Da ciò discende che la fattispecie penale può ritenersi integrata solo a condizione che sia provata la consapevolezza della condizione irregolare dello straniero, laddove l’errore, ancorché colposo, sul possesso di regolare permesso di soggiorno da parte dello straniero impiegato, cadendo su elemento normativo integrante la fattispecie, comporta per il datore di lavoro l’esclusione della responsabilità penale.

La Suprema Corte osserva, inoltre, che ai sensi dell’art. 2 co. 2 c.p., “anche le condotte pregresse di impiego di stranieri privi del permesso di soggiorno valevole a fini lavorativi, possono essere tuttora punite solamente se dolose”, e comunque con applicazione del trattamento sanzionatorio previgente, più favorevole (cfr. Cass. pen., sez.I, 30 novembre 2010, n. 9882; Cass. pen., sentenza n. 21362 del 21 maggio 2013).

Va osservato, per inciso, che “datore di lavoro” è non soltanto l’imprenditore o colui che gestisce professionalmente un’attività di lavoro organizzata, ma anche il semplice cittadino che assume alle proprie dipendenze una o più persone per svolgere attività lavorativa subordinata di qualsiasi natura, a tempo determinato o indeterminato, come nel caso di collaboratrici domestiche o badanti (Cass. pen., sez. I, sentenza n. 25665 del 12 giugno 2003).

Per quanto attiene al controllo delle condizioni dello straniero, il termine “occupa” sembrerebbe riferirsi non solo al momento dell’assunzione ma anche al protrarsi nel tempo del rapporto di lavoro. Pertanto, non sarebbe sufficiente che all’atto dell’assunzione il lavoratore sia munito di permesso di soggiorno, ma occorrerebbe la persistenza della sua validità per tutta la durata del rapporto di lavoro.

Il datore di lavoro dovrebbe verificare la regolarità dello straniero non solo al momento dell’assunzione ma anche nel prosieguo dell’attività lavorativa; è invece onere dell’accusa provare la sussistenza dell’elemento psicologico richiesto nella nuova formulazione dell’art.22 del d.lgs. n. 286 del 1998, ossia della consapevolezza – da parte del datore di lavoro – della condizione irregolare (originaria o sopravvenuta) dello straniero.

Non può non osservarsi, al riguardo, che la finalità di un più efficace contrasto allo sfruttamento dell’immigrazione clandestina, sottesa alle modifiche normative introdotte nel 2008 al testo unico in materia di immigrazione, si traduce in misure connotate da un differenziato impatto in termini di efficacia, con sanzioni più afflittive ma anche maggiori oneri probatori in rapporto all’elemento soggettivo del reato.

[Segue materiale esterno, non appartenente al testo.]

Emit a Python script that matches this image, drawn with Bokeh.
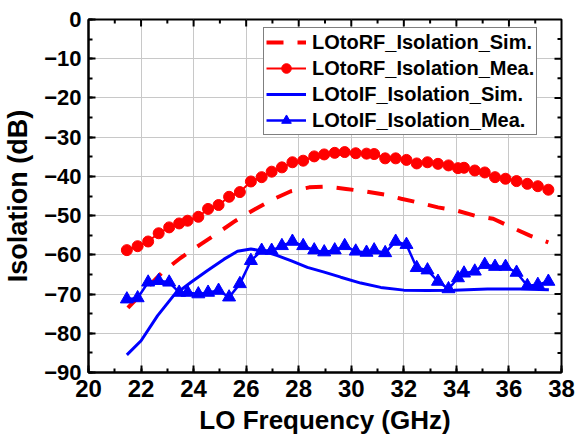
import numpy as np
from bokeh.plotting import figure
from bokeh.models import SingleIntervalTicker, Range1d, Legend
from bokeh.embed import file_html
from bokeh.resources import INLINE

# ---- data ----
meas_freq = [21.46, 21.87, 22.27, 22.67, 23.07, 23.45, 23.77, 24.18, 24.55, 24.95,
             25.35, 25.76, 26.18, 26.59, 26.97, 27.36, 27.76, 28.17, 28.59, 28.97,
             29.37, 29.75, 30.17, 30.58, 30.87, 31.29, 31.69, 32.10, 32.49, 32.90,
             33.30, 33.70, 34.06, 34.29, 34.70, 35.08, 35.47, 35.87, 36.29, 36.70,
             37.10, 37.50]
rf_mea = [-58.8, -57.8, -56.6, -54.5, -53.0, -52.0, -51.3, -50.3, -48.3, -47.3,
          -45.2, -44.0, -41.3, -40.2, -38.8, -37.7, -36.4, -36.0, -34.9, -34.4,
          -34.0, -33.8, -34.1, -34.2, -34.3, -35.4, -35.4, -35.8, -36.7, -36.4,
          -36.8, -37.2, -37.9, -37.8, -38.5, -39.0, -40.2, -40.6, -41.2, -41.9,
          -42.5, -43.4]
if_mea = [-71.3, -71.0, -67.0, -66.6, -67.0, -69.6, -69.6, -70.0, -69.6, -69.1,
          -70.8, -67.4, -61.5, -58.9, -58.9, -57.7, -56.6, -57.7, -58.8, -59.3,
          -58.8, -57.7, -59.1, -59.4, -58.8, -59.5, -56.6, -57.4, -63.3, -63.9,
          -66.8, -68.7, -65.9, -64.7, -64.2, -62.5, -63.0, -63.0, -64.5, -67.9,
          -67.6, -66.8]

rf_sim_freq = [21.5, 22.1, 22.8, 23.5, 24.25, 24.9, 25.6, 26.3, 27.0, 27.7, 28.4,
               29.1, 29.8, 30.5, 31.25, 31.9, 32.5, 33.3, 34.0, 34.7, 35.4, 36.1,
               36.8, 37.5]
rf_sim = [-73.5, -69.3, -64.5, -60.8, -57.4, -54.5, -51.3, -48.5, -45.9, -43.8, -42.8,
          -42.6, -43.2, -43.8, -44.6, -45.7, -46.6, -47.9, -48.7, -50.0, -50.8, -53.0,
          -55.1, -56.8]

if_sim_freq = [21.46, 22.0, 22.63, 23.26, 23.9, 24.53, 25.16, 25.67, 26.18, 26.68,
               27.19, 27.7, 28.33, 28.97, 29.6, 30.36, 31.12, 32.0, 32.9, 33.91,
               35.18, 36.44, 37.52]
if_sim = [-85.5, -81.9, -75.5, -70.2, -67.0, -64.0, -61.1, -59.1, -58.5, -59.1,
          -60.2, -61.5, -63.2, -64.4, -65.7, -67.2, -68.3, -69.0, -69.1, -69.0,
          -68.7, -68.7, -68.9]

labels = ["LOtoRF_Isolation_Sim.", "LOtoRF_Isolation_Mea.",
          "LOtoIF_Isolation_Sim.", "LOtoIF_Isolation_Mea."]
x_title = "LO Frequency (GHz)"
y_title = "Isolation (dB)"

X_MIN, X_MAX, X_STEP = 20, 38, 2
Y_MIN, Y_MAX, Y_STEP = -90, 0, 10

FONT = "Liberation Sans"

p = figure(width=576, height=441, output_backend="svg", toolbar_location=None,
           x_range=Range1d(X_MIN, X_MAX), y_range=Range1d(Y_MIN, Y_MAX),
           min_border_left=87, min_border_right=15, min_border_top=19,
           min_border_bottom=69)
p.background_fill_color = "white"
p.border_fill_color = "white"
p.outline_line_color = "black"
p.outline_line_width = 2

xt = SingleIntervalTicker(interval=X_STEP, num_minor_ticks=2)
yt = SingleIntervalTicker(interval=Y_STEP, num_minor_ticks=2)
p.xaxis.ticker = xt
p.yaxis.ticker = yt

for ax in (p.xaxis[0], p.yaxis[0]):
    ax.axis_line_width = 2
    ax.axis_line_color = "black"
    ax.major_tick_in = 7
    ax.major_tick_out = 0
    ax.minor_tick_in = 4
    ax.minor_tick_out = 0
    ax.major_tick_line_width = 2
    ax.minor_tick_line_width = 2
    ax.major_tick_line_color = "black"
    ax.minor_tick_line_color = "black"
    ax.major_label_text_font = FONT
    ax.major_label_text_font_style = "bold"
    ax.major_label_text_color = "black"
    ax.axis_label_text_font = FONT
    ax.axis_label_text_font_style = "bold"
    ax.axis_label_text_color = "black"

p.xaxis.major_label_text_font_size = "24px"
p.yaxis.major_label_text_font_size = "22px"
p.xaxis.major_label_standoff = 7
p.yaxis.major_label_standoff = 7
p.xaxis.axis_label = x_title
p.yaxis.axis_label = y_title
p.xaxis.axis_label_text_font_size = "26px"
p.yaxis.axis_label_text_font_size = "27px"
p.xaxis.axis_label_standoff = 5
p.yaxis.axis_label_standoff = 8

p.xgrid.ticker = xt
p.ygrid.ticker = yt
p.xgrid.grid_line_color = "#c8c8c8"
p.ygrid.grid_line_color = "#c8c8c8"
p.xgrid.grid_line_width = 1
p.ygrid.grid_line_width = 1

# mirror ticks on top and right edges (inward), drawn as clipped dash markers
x_major = np.arange(X_MIN + X_STEP, X_MAX, X_STEP)
x_minor = np.arange(X_MIN + X_STEP / 2, X_MAX, X_STEP)
y_major = np.arange(Y_MIN + Y_STEP, Y_MAX, Y_STEP)
y_minor = np.arange(Y_MIN + Y_STEP / 2, Y_MAX, Y_STEP)
p.scatter(x_major, [Y_MAX] * len(x_major), marker="dash", angle=np.pi / 2,
          size=14, line_color="black", line_width=2)
p.scatter(x_minor, [Y_MAX] * len(x_minor), marker="dash", angle=np.pi / 2,
          size=8, line_color="black", line_width=2)
p.scatter([X_MAX] * len(y_major), y_major, marker="dash",
          size=14, line_color="black", line_width=2)
p.scatter([X_MAX] * len(y_minor), y_minor, marker="dash",
          size=8, line_color="black", line_width=2)

RED = "#ff0000"
BLUE = "#0000ff"

r1 = p.line(rf_sim_freq, rf_sim, line_color=RED, line_width=4, line_dash="17 14")
r2a = p.line(meas_freq, rf_mea, line_color=RED, line_width=2)
r2b = p.scatter(meas_freq, rf_mea, marker="circle", size=11, fill_color=RED,
                line_color=RED)
r3 = p.line(if_sim_freq, if_sim, line_color=BLUE, line_width=3)
r4a = p.line(meas_freq, if_mea, line_color=BLUE, line_width=2.5)
r4b = p.scatter(meas_freq, if_mea, marker="triangle", size=13, fill_color=BLUE,
                line_color=BLUE)

legend = Legend(items=[(labels[0], [r1]), (labels[1], [r2a, r2b]),
                       (labels[2], [r3]), (labels[3], [r4a, r4b])],
                location=(175, 237))
legend.label_text_font = FONT
legend.label_text_font_style = "bold"
legend.label_text_font_size = "20px"
legend.label_text_color = "black"
legend.border_line_color = "black"
legend.border_line_width = 1.5
legend.background_fill_color = "white"
legend.background_fill_alpha = 1
legend.glyph_width = 40
legend.glyph_height = 24
legend.label_height = 24
legend.label_standoff = 6
legend.spacing = 2
legend.padding = 2
legend.margin = 0
p.add_layout(legend, "center")

open("out.html", "w").write(file_html(p, INLINE))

Da un lato, per il favoreggiamento dell’immigrazione clandestina vengono previsti inasprimenti sanzionatori e rilevanti modifiche normative: si pensi all’introduzione nel co. 3 dell’art. 12 T.U. di una norma analoga a quella già contemplata in relazione ai delitti di criminalità organizzata secondo cui, qualora sussistano gravi indizi di colpevolezza, è applicata la custodia cautelare in carcere nei confronti del responsabile, salvo che il giudice non rilevi esigenze di natura cautelare.

Dall’altro, al maggior rigore sanzionatorio si accompagna la necessità di un dolo specifico (il fine di trarre un ingiusto profitto) nei casi di favoreggiamento dell’immigrazione clandestina e di cessione di alloggi a stranieri irregolari.

Nel caso del più diffuso dei comportamenti di agevolazione della permanenza realizzati per finalità di lucro, ossia quello del datore di lavoro che sfrutta il clandestino sottopagandolo e non versando i contributi dovuti, la trasformazione da contravvenzione in delitto e quindi il maggior rigore normativo determina anche la necessità di dare prova della sussistenza del dolo, ancorché generico, in capo al datore di lavoro: un compito arduo, ove manchi la prova documentaria dell’aver messo “in atto un comportamento illegale essendone assolutamente consapevoli” (Cass. pen., sentenza n. 21362 del 21 maggio 2013).